■ **WHAT YOU WILL DO**:
Begin with the first line and repeat exactly through the line containing "iterations = list(range(52))"; leave every image out.

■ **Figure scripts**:
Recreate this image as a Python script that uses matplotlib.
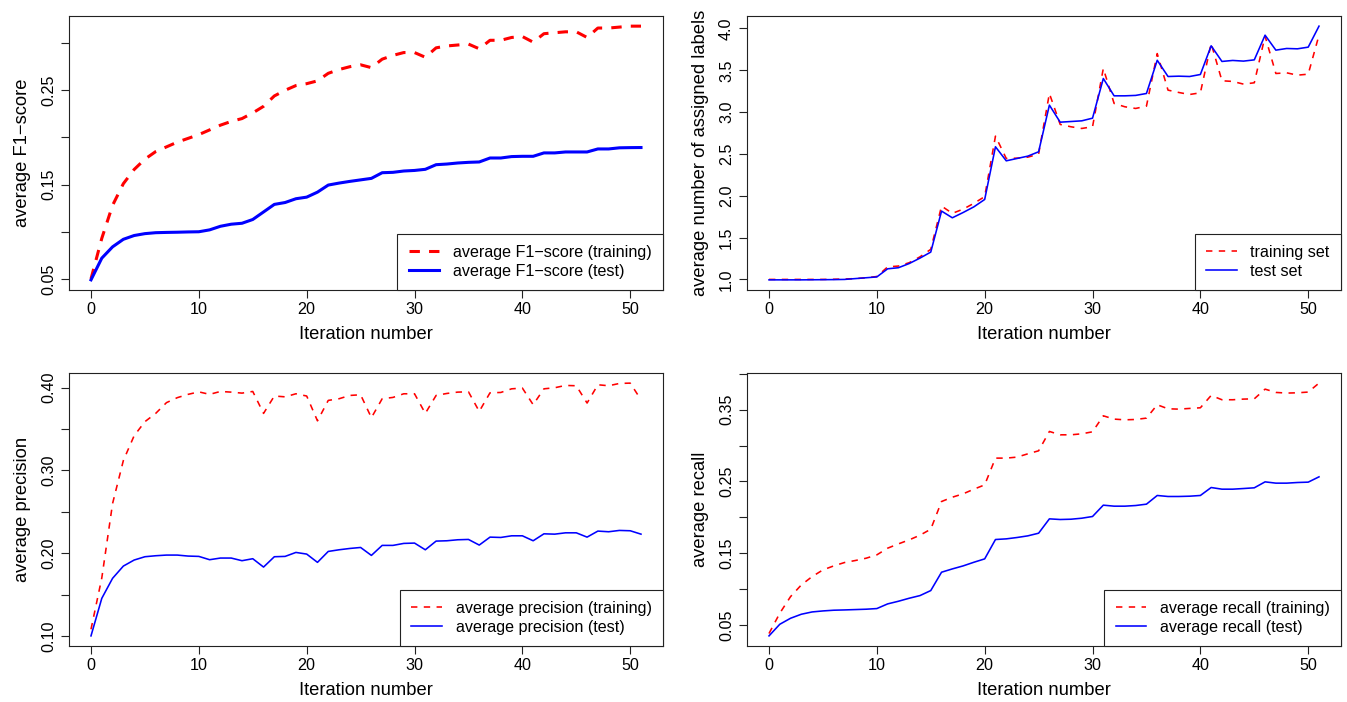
import matplotlib
matplotlib.use("Agg")
import matplotlib.pyplot as plt
import numpy as np

plt.rcParams['font.family'] = ['Liberation Sans', 'DejaVu Sans']

iterations = list(range(52))

f1_train = [0.050, 0.093, 0.128, 0.151, 0.166, 0.177, 0.185, 0.190, 0.195, 0.199,
            0.203, 0.208, 0.213, 0.217, 0.220, 0.226, 0.233, 0.244, 0.250, 0.255,
            0.257, 0.260, 0.268, 0.272, 0.275, 0.277, 0.274, 0.283, 0.287, 0.290,
            0.290, 0.285, 0.295, 0.297, 0.298, 0.299, 0.294, 0.303, 0.303, 0.306,
            0.307, 0.301, 0.310, 0.311, 0.312, 0.312, 0.306, 0.316, 0.316, 0.317,
            0.318, 0.318]
f1_test = [0.049, 0.072, 0.084, 0.092, 0.096, 0.098, 0.099, 0.0993, 0.0995, 0.0998,
           0.100, 0.102, 0.1058, 0.108, 0.109, 0.113, 0.121, 0.129, 0.131, 0.135,
           0.1367, 0.142, 0.1495, 0.1516, 0.1534, 0.155, 0.1566, 0.1626, 0.163, 0.1644,
           0.165, 0.1662, 0.1711, 0.1718, 0.1729, 0.1736, 0.174, 0.1782, 0.1782, 0.1797,
           0.180, 0.180, 0.1836, 0.1836, 0.1846, 0.1846, 0.1846, 0.1878, 0.1878, 0.189,
           0.1892, 0.1893]

labels_train = [1.0, 1.0, 1.0, 1.0, 1.0, 1.0, 1.002, 1.005, 1.01, 1.02,
                1.035, 1.15, 1.16, 1.20, 1.27, 1.36, 1.877, 1.79, 1.84, 1.91,
                1.99, 2.713, 2.446, 2.45, 2.462, 2.498, 3.223, 2.853, 2.825, 2.805,
                2.825, 3.522, 3.104, 3.064, 3.044, 3.072, 3.70, 3.263, 3.235, 3.211,
                3.231, 3.821, 3.375, 3.367, 3.335, 3.351, 3.908, 3.462, 3.47, 3.442,
                3.454, 3.92]
labels_test = [0.995, 0.995, 0.995, 0.995, 0.996, 0.997, 0.998, 1.0, 1.01, 1.02,
               1.03, 1.127, 1.14, 1.19, 1.255, 1.327, 1.817, 1.737, 1.80, 1.868,
               1.956, 2.586, 2.418, 2.446, 2.474, 2.526, 3.084, 2.88, 2.888, 2.896,
               2.928, 3.402, 3.195, 3.195, 3.20, 3.223, 3.62, 3.426, 3.43, 3.426,
               3.45, 3.793, 3.606, 3.618, 3.61, 3.625, 3.92, 3.741, 3.761, 3.757,
               3.777, 4.028]

prec_train = [0.108, 0.170, 0.260, 0.312, 0.342, 0.359, 0.369, 0.382, 0.388, 0.392,
              0.395, 0.392, 0.3955, 0.3947, 0.3935, 0.3955, 0.369, 0.390, 0.389, 0.3927,
              0.390, 0.360, 0.3847, 0.3867, 0.3907, 0.3915, 0.3638, 0.3867, 0.3883, 0.3927,
              0.3927, 0.369, 0.3907, 0.3931, 0.3947, 0.3951, 0.3714, 0.3939, 0.3943, 0.3987,
              0.3996, 0.3795, 0.3987, 0.400, 0.4028, 0.4024, 0.3815, 0.4036, 0.4024, 0.4052,
              0.4056, 0.3855]
prec_test = [0.100, 0.1454, 0.1696, 0.1844, 0.1917, 0.1957, 0.1969, 0.1977, 0.1977, 0.1965,
             0.1961, 0.1921, 0.1941, 0.1941, 0.1909, 0.1933, 0.1832, 0.1957, 0.1961, 0.2009,
             0.1989, 0.1889, 0.2021, 0.2041, 0.2057, 0.2069, 0.1973, 0.2094, 0.2094, 0.2118,
             0.2122, 0.2041, 0.2146, 0.215, 0.2162, 0.2166, 0.2098, 0.2194, 0.219, 0.221,
             0.221, 0.215, 0.2234, 0.223, 0.2246, 0.2246, 0.2194, 0.2267, 0.2259, 0.2275,
             0.2271, 0.223]

rec_train = [0.038, 0.0663, 0.0895, 0.1058, 0.1174, 0.1267, 0.1323, 0.137, 0.1398, 0.143,
             0.1477, 0.157, 0.163, 0.1686, 0.1751, 0.1835, 0.2221, 0.2281, 0.2328, 0.2393,
             0.2453, 0.2826, 0.2826, 0.284, 0.2886, 0.2928, 0.3198, 0.3151, 0.3151, 0.3165,
             0.3193, 0.3416, 0.337, 0.336, 0.3365, 0.3384, 0.357, 0.3514, 0.3509, 0.3519,
             0.3528, 0.370, 0.364, 0.364, 0.3649, 0.3653, 0.3788, 0.3742, 0.3733, 0.3737,
             0.3747, 0.3872]
rec_test = [0.0347, 0.0509, 0.0593, 0.0649, 0.0681, 0.0695, 0.0705, 0.0709, 0.0714, 0.0719,
            0.0728, 0.0793, 0.083, 0.0872, 0.0909, 0.0979, 0.1235, 0.1281, 0.1323, 0.1374,
            0.1421, 0.1691, 0.170, 0.1719, 0.1742, 0.1779, 0.1979, 0.197, 0.1974, 0.1988,
            0.2012, 0.217, 0.2156, 0.2156, 0.2165, 0.2184, 0.2305, 0.2291, 0.2291, 0.2295,
            0.2305, 0.2416, 0.2393, 0.2393, 0.2402, 0.2412, 0.2495, 0.2477, 0.2477, 0.2486,
            0.2491, 0.2565]

x_ticks = [0, 10, 20, 30, 40, 50]

panels = [
    dict(rect=[69, 16, 594, 274], train=f1_train, test=f1_test,
         ylabel="average F1\u2212score",
         yticks=[0.05, 0.10, 0.15, 0.20, 0.25, 0.30],
         ylabels=["0.05", "", "0.15", "", "0.25", ""],
         leg=["average F1\u2212score (training)", "average F1\u2212score (test)"],
         lw=2.2, dashes=(3.4, 3.0)),
    dict(rect=[747, 16, 594, 274], train=labels_train, test=labels_test,
         ylabel="average number of assigned labels",
         yticks=[1.0, 1.5, 2.0, 2.5, 3.0, 3.5, 4.0],
         ylabels=["1.0", "1.5", "2.0", "2.5", "3.0", "3.5", "4.0"],
         leg=["training set", "test set"],
         lw=1.15, dashes=(4, 4)),
    dict(rect=[69, 373, 594, 273], train=prec_train, test=prec_test,
         ylabel="average precision",
         yticks=[0.10, 0.15, 0.20, 0.25, 0.30, 0.35, 0.40],
         ylabels=["0.10", "", "0.20", "", "0.30", "", "0.40"],
         leg=["average precision (training)", "average precision (test)"],
         lw=1.15, dashes=(4, 4)),
    dict(rect=[747, 373, 594, 273], train=rec_train, test=rec_test,
         ylabel="average recall",
         yticks=[0.05, 0.10, 0.15, 0.20, 0.25, 0.30, 0.35, 0.40],
         ylabels=["0.05", "", "0.15", "", "0.25", "", "0.35", ""],
         leg=["average recall (training)", "average recall (test)"],
         lw=1.15, dashes=(4, 4)),
]

W, H = 1347, 702
fig = plt.figure(figsize=(W / 100, H / 100), dpi=100)

for p in panels:
    x0, y0, w, h = p["rect"]
    ax = fig.add_axes([x0 / W, 1 - (y0 + h) / H, w / W, h / H])
    ax.plot(iterations, p["train"], color="#FF0000", lw=p["lw"],
            linestyle="--", dashes=p["dashes"], label=p["leg"][0])
    ax.plot(iterations, p["test"], color="#0000FF", lw=p["lw"],
            linestyle="-", label=p["leg"][1])
    lo = min(min(p["train"]), min(p["test"]))
    hi = max(max(p["train"]), max(p["test"]))
    r = hi - lo
    ax.set_ylim(lo - 0.04 * r, hi + 0.04 * r)
    ax.set_xlim(-0.04 * 51, 51 * 1.04)
    ax.set_xticks(x_ticks)
    ax.set_xticklabels([str(t) for t in x_ticks])
    ax.set_yticks(p["yticks"])
    ax.set_yticklabels(p["ylabels"])
    ax.tick_params(axis="both", direction="out", length=5.8, width=0.8,
                   labelsize=11.6, color="#222222")
    ax.tick_params(axis="x", pad=3.0)
    ax.tick_params(axis="y", pad=3.5, labelrotation=90)
    for lab in ax.get_yticklabels():
        lab.set_va("center")
    for s in ax.spines.values():
        s.set_linewidth(0.8)
        s.set_color("#222222")
    ax.set_xlabel("Iteration number", fontsize=13.2, labelpad=6)
    ax.set_ylabel(p["ylabel"], fontsize=13.2, labelpad=7)
    leg = ax.legend(loc="lower right", fontsize=11.6, frameon=True,
                    fancybox=False, borderaxespad=0, handlelength=1.9,
                    handletextpad=0.85, borderpad=0.7, labelspacing=0.24,
                    framealpha=1)
    leg.get_frame().set_edgecolor("#222222")
    leg.get_frame().set_linewidth(0.8)

fig.savefig("out.png", dpi=100)
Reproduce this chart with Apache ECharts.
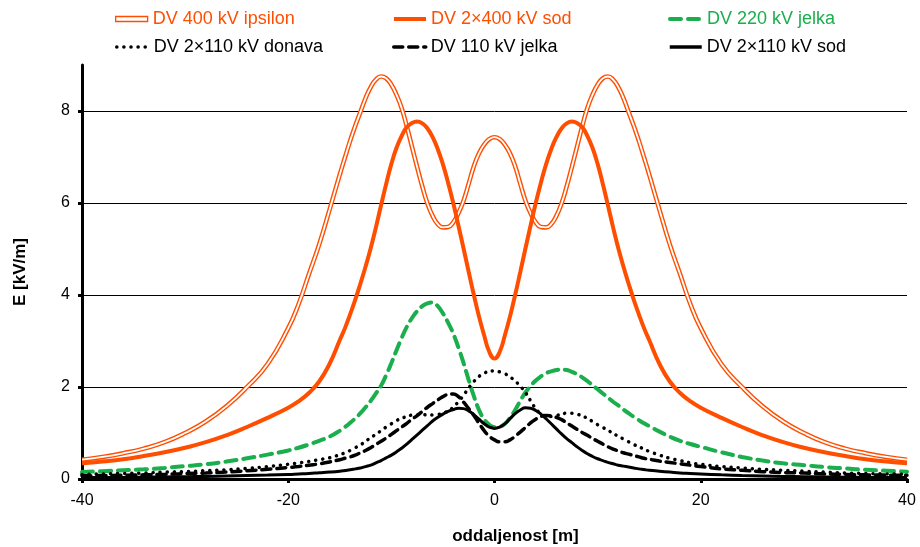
<!DOCTYPE html>
<html>
<head>
<meta charset="utf-8">
<script src="https://cdn.jsdelivr.net/npm/echarts@6/dist/echarts.min.js"></script>
<style>
  html, body { margin: 0; padding: 0; background: #fff; }
  #chart { width: 920px; height: 547px; }
</style>
</head>
<body>
<div id="chart"></div>
<script>
// distance from the line axis [m]
let xs = [-40, -38, -36, -34, -32, -30, -28, -26, -24, -22,
  -20, -19, -18, -17, -16,
  -15, -14.5, -14, -13.5, -13, -12.5, -12, -11.5, -11, -10.5, -10, -9.5, -9, -8.5, -8, -7.5, -7, -6.5, -6, -5.5,
  -5, -4.5, -4, -3.5, -3, -2.5, -2, -1.5, -1, -0.5,
  0,
  0.5, 1, 1.5, 2, 2.5, 3, 3.5, 4, 4.5, 5, 5.5, 6, 6.5, 7, 7.5, 8, 8.5, 9, 9.5, 10,
  10.5, 11, 11.5, 12, 12.5, 13, 13.5, 14, 14.5, 15,
  16, 17, 18, 19, 20,
  22, 24, 26, 28, 30, 32, 34, 36, 38, 40];

// E [kV/m]
let ipsilon400 = [0.42, 0.48, 0.56, 0.66, 0.8, 1.0, 1.25, 1.58, 2.0, 2.5,
  3.28, 3.8, 4.45, 5.1, 5.85,
  6.62, 6.99, 7.35, 7.68, 7.98, 8.28, 8.52, 8.68, 8.75, 8.71, 8.57, 8.35, 8.06, 7.66, 7.22, 6.78, 6.36, 5.99, 5.72, 5.54,
  5.47, 5.48, 5.58, 5.78, 6.05, 6.42, 6.8, 7.08, 7.27, 7.39,
  7.43,
  7.39, 7.27, 7.08, 6.8, 6.42, 6.05, 5.78, 5.58, 5.48, 5.47, 5.54, 5.72, 5.99, 6.36, 6.78, 7.22, 7.66, 8.06, 8.35, 8.57,
  8.71, 8.75, 8.68, 8.52, 8.28, 7.98, 7.68, 7.35, 6.99, 6.62,
  5.85, 5.1, 4.45, 3.8, 3.28,
  2.5, 2.0, 1.58, 1.25, 1.0, 0.8, 0.66, 0.56, 0.48, 0.42];
let sod2x400 = [0.34, 0.38, 0.43, 0.5, 0.58, 0.68, 0.8, 0.95, 1.13, 1.33,
  1.55, 1.69, 1.87, 2.12, 2.5,
  3.02, 3.28, 3.58, 3.9, 4.25, 4.62, 5.02, 5.47, 5.95, 6.42, 6.85, 7.2, 7.46, 7.65, 7.74, 7.77, 7.73, 7.62, 7.43, 7.17,
  6.84, 6.44, 6.0, 5.51, 5.01, 4.5, 4.0, 3.53, 3.12, 2.76,
  2.62,
  2.76, 3.12, 3.53, 4.0, 4.5, 5.01, 5.51, 6.0, 6.44, 6.84, 7.17, 7.43, 7.62, 7.73, 7.77, 7.74, 7.65, 7.46, 7.2, 6.85,
  6.42, 5.95, 5.47, 5.02, 4.62, 4.25, 3.9, 3.58, 3.28, 3.02,
  2.5, 2.12, 1.87, 1.69, 1.55,
  1.33, 1.13, 0.95, 0.8, 0.68, 0.58, 0.5, 0.43, 0.38, 0.34];
let jelka220 = [0.15, 0.17, 0.19, 0.21, 0.24, 0.28, 0.32, 0.38, 0.45, 0.53,
  0.62, 0.68, 0.75, 0.83, 0.92,
  1.05, 1.13, 1.22, 1.32, 1.43, 1.56, 1.7, 1.86, 2.03, 2.26, 2.52, 2.8, 3.07, 3.31, 3.5, 3.65, 3.76, 3.82, 3.84, 3.76,
  3.6, 3.4, 3.16, 2.86, 2.52, 2.15, 1.8, 1.5, 1.3, 1.18,
  1.13,
  1.14, 1.2, 1.33, 1.5, 1.7, 1.88, 2.02, 2.14, 2.23, 2.3, 2.34, 2.37, 2.38, 2.37, 2.33, 2.28, 2.21, 2.13, 2.04, 1.95,
  1.86, 1.77, 1.68, 1.6, 1.51, 1.43, 1.35, 1.28, 1.21, 1.15,
  1.03, 0.92, 0.83, 0.76, 0.7,
  0.58, 0.48, 0.4, 0.34, 0.3, 0.26, 0.23, 0.2, 0.18, 0.16];
let donava2x110 = [0.1, 0.11, 0.12, 0.13, 0.15, 0.16, 0.18, 0.2, 0.23, 0.27,
  0.32, 0.35, 0.38, 0.42, 0.46,
  0.53, 0.57, 0.62, 0.68, 0.74, 0.82, 0.9, 0.97, 1.05, 1.13, 1.2, 1.27, 1.32, 1.36, 1.39, 1.4, 1.4, 1.39, 1.39, 1.4,
  1.43, 1.48, 1.56, 1.68, 1.82, 1.98, 2.12, 2.23, 2.3, 2.34,
  2.35,
  2.33, 2.29, 2.22, 2.13, 2.02, 1.88, 1.7, 1.53, 1.42, 1.37, 1.36, 1.38, 1.41, 1.43, 1.43, 1.41, 1.37, 1.32, 1.25, 1.18,
  1.12, 1.06, 0.99, 0.93, 0.87, 0.81, 0.75, 0.7, 0.65, 0.6,
  0.52, 0.45, 0.4, 0.35, 0.32,
  0.27, 0.24, 0.21, 0.19, 0.17, 0.15, 0.13, 0.12, 0.11, 0.1];
let jelka110 = [0.07, 0.075, 0.08, 0.09, 0.1, 0.12, 0.13, 0.15, 0.18, 0.21,
  0.25, 0.27, 0.3, 0.33, 0.37,
  0.42, 0.45, 0.48, 0.52, 0.57, 0.62, 0.68, 0.75, 0.82, 0.89, 0.97, 1.05, 1.13, 1.21, 1.3, 1.38, 1.47, 1.56, 1.64, 1.72,
  1.79, 1.84, 1.85, 1.79, 1.67, 1.53, 1.38, 1.21, 1.05, 0.93,
  0.85,
  0.81, 0.81, 0.85, 0.93, 1.02, 1.12, 1.22, 1.3, 1.36, 1.38, 1.37, 1.34, 1.29, 1.22, 1.15, 1.08, 1.01, 0.95, 0.88, 0.82,
  0.76, 0.7, 0.65, 0.61, 0.57, 0.54, 0.51, 0.48, 0.45, 0.43,
  0.39, 0.36, 0.33, 0.3, 0.27,
  0.22, 0.19, 0.16, 0.14, 0.13, 0.11, 0.1, 0.09, 0.085, 0.08];
let sod2x110 = [0.03, 0.03, 0.035, 0.04, 0.045, 0.05, 0.055, 0.065, 0.075, 0.085,
  0.1, 0.11, 0.12, 0.135, 0.15,
  0.17, 0.185, 0.2, 0.22, 0.24, 0.27, 0.3, 0.35, 0.4, 0.46, 0.52, 0.59, 0.67, 0.76, 0.86, 0.96, 1.06, 1.16, 1.26, 1.34,
  1.41, 1.47, 1.51, 1.54, 1.53, 1.48, 1.4, 1.3, 1.2, 1.13,
  1.1,
  1.13, 1.2, 1.31, 1.42, 1.5, 1.55, 1.54, 1.49, 1.41, 1.31, 1.2, 1.09, 0.98, 0.88, 0.79, 0.7, 0.62, 0.55, 0.49, 0.44,
  0.4, 0.36, 0.33, 0.3, 0.28, 0.26, 0.24, 0.22, 0.205, 0.19,
  0.17, 0.15, 0.13, 0.12, 0.11,
  0.09, 0.075, 0.065, 0.055, 0.05, 0.045, 0.04, 0.035, 0.03, 0.03];

let yTicks = [0, 2, 4, 6, 8];

const ORANGE = "#ff4e00";
const GREEN = "#1aae4c";
const FONT = "Liberation Sans";

function pairs(vals) {
  return xs.map((x, i) => [x, vals[i]]);
}

function lineSeries(name, vals, color, width, type, z) {
  return {
    name: name,
    type: "line",
    data: pairs(vals),
    smooth: 0.5,
    symbol: "none",
    clip: false,
    z: z,
    lineStyle: { color: color, width: width, type: type, cap: type === "solid" ? "butt" : "round" },
    itemStyle: { color: color },
  };
}

// one legend per slot so the two rows line up in columns
function legendAt(name, left, top, color, lineWidth, extra) {
  let item = { name: name };
  if (extra) Object.assign(item, extra);
  return {
    data: [item],
    left: left,
    top: top,
    padding: 0,
    itemWidth: 32,
    itemHeight: extra ? 5 : 4,
    itemStyle: extra ? undefined : { opacity: 0 },
    lineStyle: { width: lineWidth },
    textStyle: { color: color, fontSize: 18, fontFamily: FONT },
  };
}

let myChart = echarts.init(document.getElementById("chart"));
let option = {
  animation: false,
  backgroundColor: "#fff",
  legend: [
    legendAt("DV 400 kV ipsilon", 115, 10, ORANGE, 1,
      { icon: "rect", itemStyle: { color: "#fff", borderColor: ORANGE, borderWidth: 1.3 } }),
    legendAt("DV 2×400 kV sod", 392, 10, ORANGE, 4),
    legendAt("DV 220 kV jelka", 668, 10, GREEN, 4),
    legendAt("DV 2×110 kV donava", 115, 38, "#000", 3.5),
    legendAt("DV 110 kV jelka", 392, 38, "#000", 3.5),
    legendAt("DV 2×110 kV sod", 668, 38, "#000", 3.5),
  ],
  grid: { left: 82, right: 13, top: 65, bottom: 68, outerBoundsMode: "none" },
  xAxis: {
    type: "value",
    min: -40,
    max: 40,
    interval: 20,
    name: "oddaljenost [m]",
    nameLocation: "middle",
    nameGap: 49,
    nameTextStyle: { color: "#000", fontSize: 17, fontWeight: "bold", fontFamily: FONT, padding: [0, 0, 0, 42] },
    axisLine: { onZero: false, lineStyle: { color: "#000", width: 3 } },
    axisTick: { show: true, length: 4, lineStyle: { color: "#000", width: 3 } },
    axisLabel: { color: "#000", fontSize: 16, fontFamily: FONT, margin: 14 },
    splitLine: { show: false },
  },
  yAxis: {
    type: "value",
    min: 0,
    max: 9,
    interval: 2,
    name: "E [kV/m]",
    nameLocation: "middle",
    nameGap: 53,
    nameTextStyle: { color: "#000", fontSize: 17, fontWeight: "bold", fontFamily: FONT },
    axisLine: { show: true, onZero: false, lineStyle: { color: "#000", width: 3 } },
    axisTick: { show: true, length: 4, customValues: yTicks, lineStyle: { color: "#000", width: 3 } },
    axisLabel: { color: "#000", fontSize: 16, fontFamily: FONT, margin: 12, customValues: yTicks },
    splitLine: {
      show: true,
      lineStyle: { color: ["#000", "#000", "#000", "#000", "#000", "rgba(0,0,0,0)"], width: 1 },
    },
  },
  series: [
    lineSeries("DV 400 kV ipsilon", ipsilon400, ORANGE, 4.6, "solid", 2),
    lineSeries("ipsilon_core", ipsilon400, "#fff", 1.8, "solid", 3),
    lineSeries("DV 2×400 kV sod", sod2x400, ORANGE, 4, "solid", 4),
    lineSeries("DV 220 kV jelka", jelka220, GREEN, 4, [11, 7], 5),
    lineSeries("DV 2×110 kV donava", donava2x110, "#000", 3.5, [0.1, 7], 6),
    lineSeries("DV 110 kV jelka", jelka110, "#000", 3.5, [9, 6], 7),
    lineSeries("DV 2×110 kV sod", sod2x110, "#000", 3, "solid", 8),
  ],
};
myChart.setOption(option);
</script>
</body>
</html>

■ **SOLUTION TO THIS TASK**:
Recreate this image as a Python script that uses matplotlib.
import matplotlib
matplotlib.use("Agg")
import matplotlib.pyplot as plt
import numpy as np

plt.rcParams['font.family'] = ['Liberation Sans', 'DejaVu Sans']

iterations = list(range(52))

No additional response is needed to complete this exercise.